- _Required work_: Transcribe every line exactly. Leave the pictures behind.

— BEGIN Given data —

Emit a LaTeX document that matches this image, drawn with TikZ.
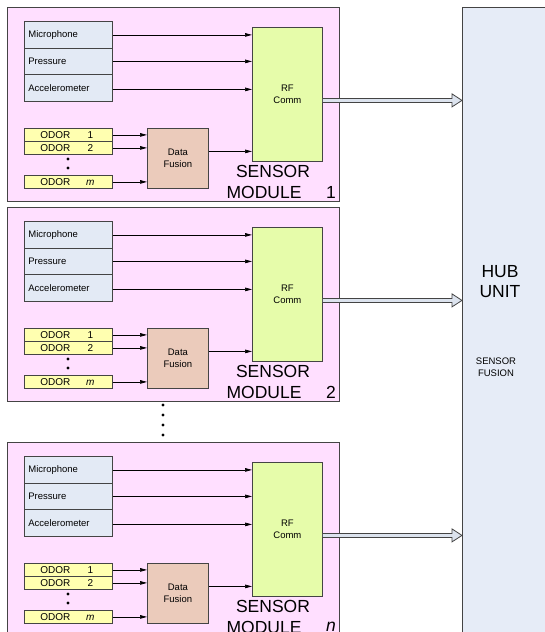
\documentclass[tikz,border=0pt]{standalone}
\usepackage{fontspec}
\setmainfont{Liberation Sans}
\usetikzlibrary{arrows.meta,calc}
\definecolor{modfill}{HTML}{FFDFFF}
\definecolor{sensfill}{HTML}{E3EAF5}
\definecolor{odorfill}{HTML}{FFFFB0}
\definecolor{dffill}{HTML}{EBCBBB}
\definecolor{rffill}{HTML}{E6FCAA}
\definecolor{hubfill}{HTML}{E6ECF7}
\definecolor{fatfill}{HTML}{DCE3EE}
\definecolor{edge}{HTML}{444444}
\begin{document}
\begin{tikzpicture}[x=1pt,y=-1pt,
  smtxt/.style={font=\fontsize{9.5}{12.5}\selectfont},
  bigtxt/.style={font=\fontsize{17.5}{20}\selectfont, inner sep=0pt},
  modbox/.style={draw=edge, line width=0.9pt, fill=modfill, minimum width=332pt, minimum height=194pt, anchor=north west, inner sep=0pt},
  sens/.style={draw=edge, line width=0.8pt, fill=sensfill, text width=80pt, align=left, inner xsep=4pt, inner ysep=0pt, anchor=north west, smtxt},
  odor/.style={draw=edge, line width=0.8pt, fill=odorfill, minimum width=88pt, minimum height=13pt, inner sep=0pt, anchor=north west, font=\fontsize{10}{10}\selectfont},
  rfbox/.style={draw=edge, line width=0.8pt, fill=rffill, minimum width=70pt, minimum height=134pt, inner sep=0pt, anchor=north west, align=center, smtxt},
  dfbox/.style={draw=edge, line width=0.8pt, fill=dffill, minimum width=61pt, minimum height=60pt, inner sep=0pt, anchor=north west, align=center, smtxt},
  hubbox/.style={draw=edge, line width=1.3pt, fill=hubfill, minimum width=120pt, minimum height=680pt, anchor=north west, inner sep=0pt},
  sig/.style={draw=black, line width=0.7pt, -{Triangle[length=7pt,width=3.6pt]}},
  fat/.style={draw=edge, line width=0.8pt, fill=fatfill, line join=miter},
  dot/.style={fill=black}
]
\useasboundingbox (0,0) rectangle (545,632);
\clip (0,0) rectangle (545,632);

% hub unit
\node[hubbox] (hub) at (462,7) {};
\node[bigtxt, align=center] (hubt) at (500,282) {HUB\\UNIT};
\node[smtxt, align=center, inner sep=0pt] (hubf) at (496,367) {SENSOR\\FUSION};

\foreach \dy/\k/\lab in {0/1/1,200/2/2,435/3/\textit{n}} {
  \node[modbox] (mod\k) at (7,7+\dy) {};
  \node[sens, minimum height=27pt] (mic\k) at (24,21+\dy) {Microphone};
  \node[sens, minimum height=26pt] (pre\k) at (24,48+\dy) {Pressure};
  \node[sens, minimum height=27pt] (acc\k) at (24,74+\dy) {Accelerometer};
  \node[rfbox] (rf\k) at (252,27+\dy) {RF\\Comm};
  \node[odor] (oa\k) at (24,128+\dy) {\hbox to 88pt{\hspace{16pt}ODOR\hfill\makebox[8pt]{1}\hspace{18pt}}};
  \node[odor] (ob\k) at (24,141+\dy) {\hbox to 88pt{\hspace{16pt}ODOR\hfill\makebox[8pt]{2}\hspace{18pt}}};
  \node[odor] (om\k) at (24,175+\dy) {\hbox to 88pt{\hspace{16pt}ODOR\hfill\makebox[8pt]{\textit{m}}\hspace{18pt}}};
  \fill[dot] (68,159+\dy) circle (1.7);
  \fill[dot] (68,168+\dy) circle (1.7);
  \node[dfbox] (df\k) at (147,128+\dy) {Data\\Fusion};
  % signal arrows
  \draw[sig] (mic\k.east) -- (mic\k.east -| rf\k.west);
  \draw[sig] (pre\k.east) -- (pre\k.east -| rf\k.west);
  \draw[sig] ($(acc\k.east)+(0,1.5)$) -- ($(acc\k.east -| rf\k.west)+(0,1.5)$);
  \draw[sig] (oa\k.east) -- (oa\k.east -| df\k.west);
  \draw[sig] (ob\k.east) -- (ob\k.east -| df\k.west);
  \draw[sig] (om\k.east) -- (om\k.east -| df\k.west);
  \draw[sig] ($(df\k.east)+(0,-7)$) -- ($(df\k.east -| rf\k.west)+(0,-7)$);
  % labels
  \node[bigtxt] (ms\k) at (273,171+\dy) {SENSOR};
  \node[bigtxt] (mm\k) at (264,192+\dy) {MODULE};
  \node[bigtxt] (mn\k) at (331,192+\dy) {\lab};
  % fat arrow to hub
  \coordinate (s\k) at ($(rf\k.east)+(0,6)$);
  \coordinate (t\k) at (s\k -| hub.west);
  \draw[fat] ($(s\k)+(0,-2)$) -- ($(t\k)+(-10,-2)$) -- ($(t\k)+(-10,-6.5)$) -- (t\k)
     -- ($(t\k)+(-10,6.5)$) -- ($(t\k)+(-10,2)$) -- ($(s\k)+(0,2)$);
}

% dots between modules
\foreach \y in {405,415,425,435} \fill[dot] (163,\y) circle (1.7);
\end{tikzpicture}
\end{document}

— END Given data —

- _Solution_:
Emit a LaTeX document that matches this image, drawn with TikZ.
\documentclass[tikz,border=0pt]{standalone}
\usepackage{fontspec}
\setmainfont{Liberation Sans}
\usetikzlibrary{arrows.meta,calc}
\definecolor{modfill}{HTML}{FFDFFF}
\definecolor{sensfill}{HTML}{E3EAF5}
\definecolor{odorfill}{HTML}{FFFFB0}
\definecolor{dffill}{HTML}{EBCBBB}
\definecolor{rffill}{HTML}{E6FCAA}
\definecolor{hubfill}{HTML}{E6ECF7}
\definecolor{fatfill}{HTML}{DCE3EE}
\definecolor{edge}{HTML}{444444}
\begin{document}
\begin{tikzpicture}[x=1pt,y=-1pt,
  smtxt/.style={font=\fontsize{9.5}{12.5}\selectfont},
  bigtxt/.style={font=\fontsize{17.5}{20}\selectfont, inner sep=0pt},
  modbox/.style={draw=edge, line width=0.9pt, fill=modfill, minimum width=332pt, minimum height=194pt, anchor=north west, inner sep=0pt},
  sens/.style={draw=edge, line width=0.8pt, fill=sensfill, text width=80pt, align=left, inner xsep=4pt, inner ysep=0pt, anchor=north west, smtxt},
  odor/.style={draw=edge, line width=0.8pt, fill=odorfill, minimum width=88pt, minimum height=13pt, inner sep=0pt, anchor=north west, font=\fontsize{10}{10}\selectfont},
  rfbox/.style={draw=edge, line width=0.8pt, fill=rffill, minimum width=70pt, minimum height=134pt, inner sep=0pt, anchor=north west, align=center, smtxt},
  dfbox/.style={draw=edge, line width=0.8pt, fill=dffill, minimum width=61pt, minimum height=60pt, inner sep=0pt, anchor=north west, align=center, smtxt},
  hubbox/.style={draw=edge, line width=1.3pt, fill=hubfill, minimum width=120pt, minimum height=680pt, anchor=north west, inner sep=0pt},
  sig/.style={draw=black, line width=0.7pt, -{Triangle[length=7pt,width=3.6pt]}},
  fat/.style={draw=edge, line width=0.8pt, fill=fatfill, line join=miter},
  dot/.style={fill=black}
]
\useasboundingbox (0,0) rectangle (545,632);
\clip (0,0) rectangle (545,632);

% hub unit
\node[hubbox] (hub) at (462,7) {};
\node[bigtxt, align=center] (hubt) at (500,282) {HUB\\UNIT};
\node[smtxt, align=center, inner sep=0pt] (hubf) at (496,367) {SENSOR\\FUSION};

\foreach \dy/\k/\lab in {0/1/1,200/2/2,435/3/\textit{n}} {
  \node[modbox] (mod\k) at (7,7+\dy) {};
  \node[sens, minimum height=27pt] (mic\k) at (24,21+\dy) {Microphone};
  \node[sens, minimum height=26pt] (pre\k) at (24,48+\dy) {Pressure};
  \node[sens, minimum height=27pt] (acc\k) at (24,74+\dy) {Accelerometer};
  \node[rfbox] (rf\k) at (252,27+\dy) {RF\\Comm};
  \node[odor] (oa\k) at (24,128+\dy) {\hbox to 88pt{\hspace{16pt}ODOR\hfill\makebox[8pt]{1}\hspace{18pt}}};
  \node[odor] (ob\k) at (24,141+\dy) {\hbox to 88pt{\hspace{16pt}ODOR\hfill\makebox[8pt]{2}\hspace{18pt}}};
  \node[odor] (om\k) at (24,175+\dy) {\hbox to 88pt{\hspace{16pt}ODOR\hfill\makebox[8pt]{\textit{m}}\hspace{18pt}}};
  \fill[dot] (68,159+\dy) circle (1.7);
  \fill[dot] (68,168+\dy) circle (1.7);
  \node[dfbox] (df\k) at (147,128+\dy) {Data\\Fusion};
  % signal arrows
  \draw[sig] (mic\k.east) -- (mic\k.east -| rf\k.west);
  \draw[sig] (pre\k.east) -- (pre\k.east -| rf\k.west);
  \draw[sig] ($(acc\k.east)+(0,1.5)$) -- ($(acc\k.east -| rf\k.west)+(0,1.5)$);
  \draw[sig] (oa\k.east) -- (oa\k.east -| df\k.west);
  \draw[sig] (ob\k.east) -- (ob\k.east -| df\k.west);
  \draw[sig] (om\k.east) -- (om\k.east -| df\k.west);
  \draw[sig] ($(df\k.east)+(0,-7)$) -- ($(df\k.east -| rf\k.west)+(0,-7)$);
  % labels
  \node[bigtxt] (ms\k) at (273,171+\dy) {SENSOR};
  \node[bigtxt] (mm\k) at (264,192+\dy) {MODULE};
  \node[bigtxt] (mn\k) at (331,192+\dy) {\lab};
  % fat arrow to hub
  \coordinate (s\k) at ($(rf\k.east)+(0,6)$);
  \coordinate (t\k) at (s\k -| hub.west);
  \draw[fat] ($(s\k)+(0,-2)$) -- ($(t\k)+(-10,-2)$) -- ($(t\k)+(-10,-6.5)$) -- (t\k)
     -- ($(t\k)+(-10,6.5)$) -- ($(t\k)+(-10,2)$) -- ($(s\k)+(0,2)$);
}

% dots between modules
\foreach \y in {405,415,425,435} \fill[dot] (163,\y) circle (1.7);
\end{tikzpicture}
\end{document}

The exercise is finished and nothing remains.